When mortgage rates start dropping, everyone wants to refinance their mortgage. Refinancing is replacing your current mortgage with a new loan. Typically, homeowners refinance to get a lower mortgage interest rate, but there are many other factors to consider when planning to refinance your home loan.
What to consider when refinancing
Equity: How much do I have?
Even when a refinance makes sense in your particular situation, you’ll still have to qualify. Just because you have a home and you’re making timely payments doesn’t guarantee you’ll be able to refinance your loan. Several factors are considered to determine if you are eligible for a mortgage refinance, primarily:
- The amount of equity you have in your home-Equity refers to the amount of the home that you own outright. That is the amount you would get if you sold today, less the amount left on your mortgage.

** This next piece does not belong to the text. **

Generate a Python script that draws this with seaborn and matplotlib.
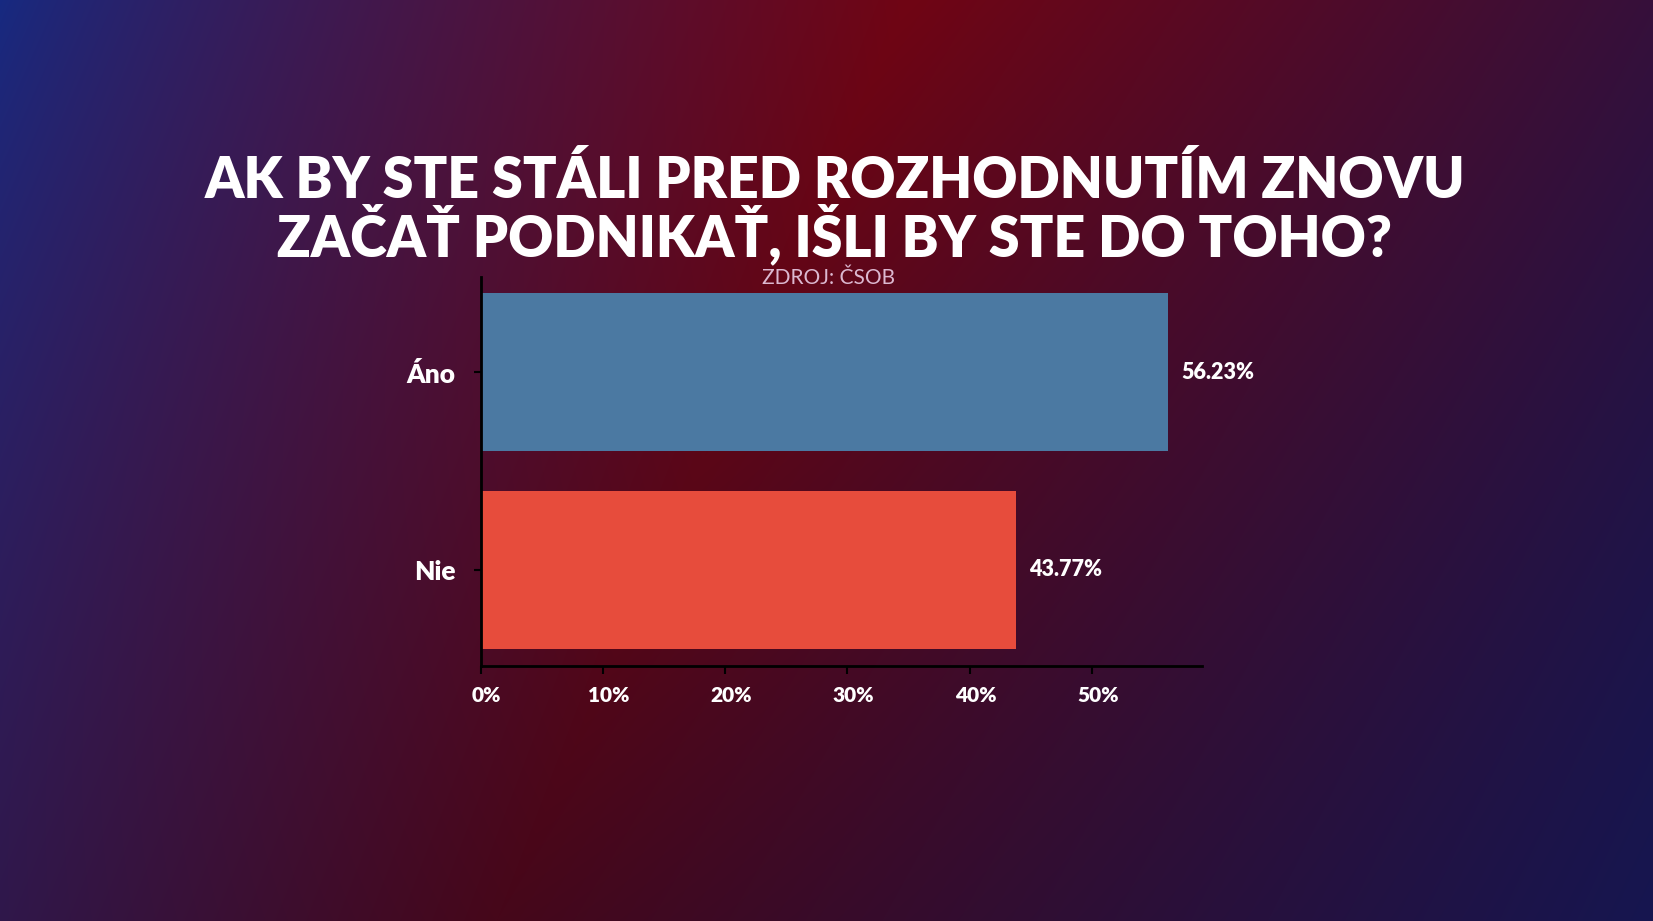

- Your income-Your income is used to determine your debt to income ratio (DTI). DTI is the total monthly debt payments divided by the gross monthly payments to repay the loan. The lower the DTI, the more likely you are to make your loan payments.
- Your credit-Your credit score is a number between 300-850 that is used to determine creditworthiness. The higher the credit score, the better the chances of getting approved for a loan.
When refinancing, you will go through the loan process just as you did when you first bought your home. The lender will require a complete application with supporting documentation and, in most cases, a new home appraisal. It may be necessary for the lender to confirm the value of the property. You will have to verify your income to reaffirm you can afford your monthly payments and that you’re still creditworthy.
How much should I be able to save to make it worth it?
Deciding the right time to refinance is not a minor decision. Figure out your total costs, new monthly payments, and the expected savings. Generally, a savings of $100 per month is a commonly used figure. For many homeowners, an extra $1200/year is a lot of extra cash.
Can I afford closing costs?
The perfect time to refinance is the time that works best for your personal goals and financial circumstances. Closing costs can sometimes be up to 3-6% of the loan amount, so you want to ensure the money you’ll be saving with a lower interest rate is greater than the amount you’re parting with to refinance.
How long will I stay in my home?
Experts recommend refinancing your mortgage if you’re planning on staying in your home for two or more years. If you plan to sell your house shortly, now might not be the best time to refinance. The reason being the closing costs can be 3-6% of the loan amount, so you would want to stay in the home long enough to recoup the expense.
For example, if your closing costs are $4,000 and your new payment saves you $200 a month, it will take 20 months to offset the closing costs.